Patrik Stefan-Jimmy Carson-Mikael Renberg
Arguably the biggest No. 1 bust of all-time, Stefan bottomed out when he missed an open net from five feet out for the Dallas Stars, only for the Edmonton Oilers to come back and score to tie the game before winning in overtime.
Carson scored 92 goals in his first two seasons for the Los Angeles Kings, then was dealt to Edmonton in the Wayne Gretzky trade. After playing just four games for the Oilers in 1989-90, he demanded a trade and was dealt to Detroit. The Oilers went on the win the Cup that year.
Renberg missed just two games his first two seasons in the NHL, then missed major chunks of the next seven before being forced to retire because of a hip injury that dogged him for years.
Ron Hainsey-Bill Mikkelson
Hainsey has played 876 games without playing a single playoff game.

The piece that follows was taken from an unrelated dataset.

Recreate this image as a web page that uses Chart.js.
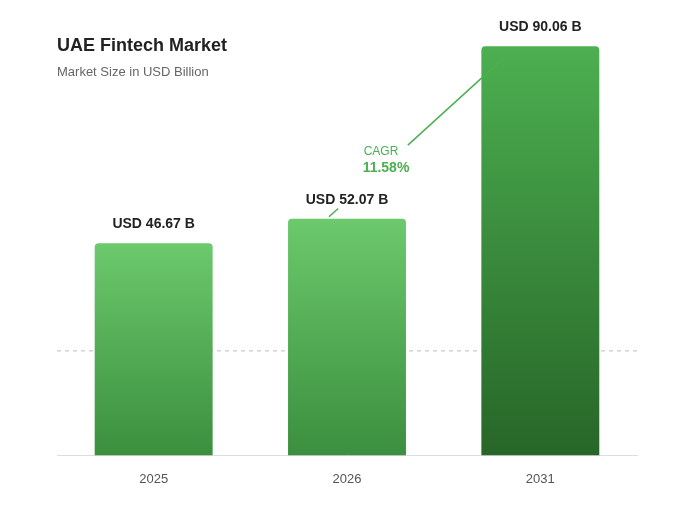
<!DOCTYPE html>
<html><head><meta charset="utf-8">
<script src="https://cdn.jsdelivr.net/npm/chart.js@4"></script>
<style>
body{margin:0;background:#fff;font-family:"Liberation Sans",Arial,sans-serif}
#wrap{position:relative;width:673px;height:526px}
#t{position:absolute;left:57px;top:35px;font-size:18px;font-weight:bold;color:#222}
#s{position:absolute;left:57px;top:64px;font-size:13px;color:#666}
canvas{position:absolute;left:0;top:0}
</style></head><body>
<div id="wrap"><canvas id="c" width="673" height="526"></canvas>
<div id="t">UAE Fintech Market</div><div id="s">Market Size in USD Billion</div></div>
<script>
// data
const years = ['2025','2026','2031'];
const sizes = [46.67, 52.07, 90.06];
const cagr = '11.58%';
const topCols = ['#6cc96c','#6cc96c','#4caf50'];
const botCols = ['#3b8f3e','#3b8f3e','#276628'];

const labelsPlugin = {
  id:'lbl',
  beforeDatasetsDraw(chart){
    const c=chart.ctx, gy=chart.scales.y.getPixelForValue(23);
    c.save();c.setLineDash([4,4]);c.strokeStyle='#bbb';c.lineWidth=1;
    c.beginPath();c.moveTo(chart.chartArea.left,gy);c.lineTo(chart.chartArea.right,gy);c.stroke();c.restore();
  },
  afterDatasetsDraw(chart){
    const c=chart.ctx, bars=chart.getDatasetMeta(0).data;
    c.save();c.font='bold 14px "Liberation Sans",Arial';c.fillStyle='#222';c.textAlign='center';
    bars.forEach((b,i)=>c.fillText('USD '+sizes[i].toFixed(2)+' B',b.x,b.y-15));
    // cagr line
    const a=bars[1], z=bars[2];
    const x0=a.x-18, y0=a.y-2, x1=z.x-28, y1=z.y+4;
    const p=t=>[x0+(x1-x0)*t,y0+(y1-y0)*t];
    c.strokeStyle='#4caf50';c.lineWidth=1.5;
    let [ax,ay]=p(0),[bx,by]=p(0.05);
    c.beginPath();c.moveTo(ax,ay);c.lineTo(bx,by);c.stroke();
    [ax,ay]=p(0.43);[bx,by]=p(1);
    c.beginPath();c.moveTo(ax,ay);c.lineTo(bx,by);c.stroke();
    const [tx,ty]=p(0.3);
    c.fillStyle='#4caf50';c.font='12px "Liberation Sans",Arial';
    c.fillText('CAGR',tx-3,ty-12);
    c.font='bold 14px "Liberation Sans",Arial';c.fillText(cagr,tx+2,ty+5);
    c.restore();
  }
};

new Chart(document.getElementById('c'),{
  type:'bar',
  data:{labels:years,datasets:[{data:sizes,
    backgroundColor(ctx){
      const el=ctx.element, ch=ctx.chart;
      if(!el||!ch.chartArea) return topCols[ctx.dataIndex];
      const y=ch.scales.y.getPixelForValue(sizes[ctx.dataIndex]);
      const g=ch.ctx.createLinearGradient(0,y,0,ch.scales.y.getPixelForValue(0));
      g.addColorStop(0,topCols[ctx.dataIndex]);g.addColorStop(1,botCols[ctx.dataIndex]);
      return g;
    },
    borderRadius:4,borderSkipped:'bottom',barPercentage:0.61,categoryPercentage:1}]},
  options:{responsive:false,animation:false,
    layout:{padding:{left:57,right:36,top:1,bottom:31}},
    plugins:{legend:{display:false},tooltip:{enabled:false}},
    scales:{
      x:{grid:{display:false},border:{color:'#ddd'},ticks:{color:'#555',font:{size:13,family:'"Liberation Sans",Arial'},padding:8}},
      y:{display:false,min:0,max:100}
    }},
  plugins:[labelsPlugin]
});
</script></body></html>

If Hainsey plays the rest of the games this season and the Hurricanes don’t make the post-season, then he plays all 82 next season, he’ll have played 999 games without appearing in the playoffs.
Mikkelson, a journeyman who was taken by the New York Islanders in the 1972 expansion draft and by the Washington Capitals two years later, is best known for posting the worst plus-minus in league history, minus-82 with the 1974-75 Capitals, despite appearing in only 59 games.
Gord Kluzak-Teppo Numminen
In his first four years in the league, Kluzak was rounding into the player the Bruins were expecting when they took him first overall in 1982. But knee injuries limited him to just 13 games the next three seasons before he was forced to retire.
Numminen is the best NHL defenseman Finland has ever produced, but he made it out of the first round of the playoffs only twice, late in his career with the Buffalo Sabres. In three Olympics, his team lost twice in the gold medal game and he also won a bronze. He played 1,372 games without winning a Stanley Cup.
Dale Rolfe-Greg Joly
Rolfe toiled in the minors until expansion gave him an NHL career, but he never won a Stanley Cup. But his real turn of bad luck was when he decided to choose Dave Schultz as a dance partner in a 1974 playoff series and received this beating, which is considered one of the worst in NHL history.
After leading the Regina Pats to the Memorial Cup, Joly became the Capitals first-ever draft pick, going first overall in 1974. But he never lived up to expectation and never played a playoff game in the NHL.
Ron Hextall-Curtis Joseph
Hextall won the Vezina and Conn Smythe in his first year after leading the Philadelphia Flyers to within one game of the Stanley Cup. And while he had a very good NHL career, he was never able to recapture that form, either on an individual or team basis.
Joseph was heroic for a lot of mediocre teams in Edmonton before signing with Toronto in 1998, where he was a major reason why the Leafs made two Eastern Conference finals. In 2002, he signed with the Detroit Red Wings, who were coming off two straight Stanley Cups and that triggered a downward spiral in his career. He was run out of Detroit and bounced around a few more years before retiring.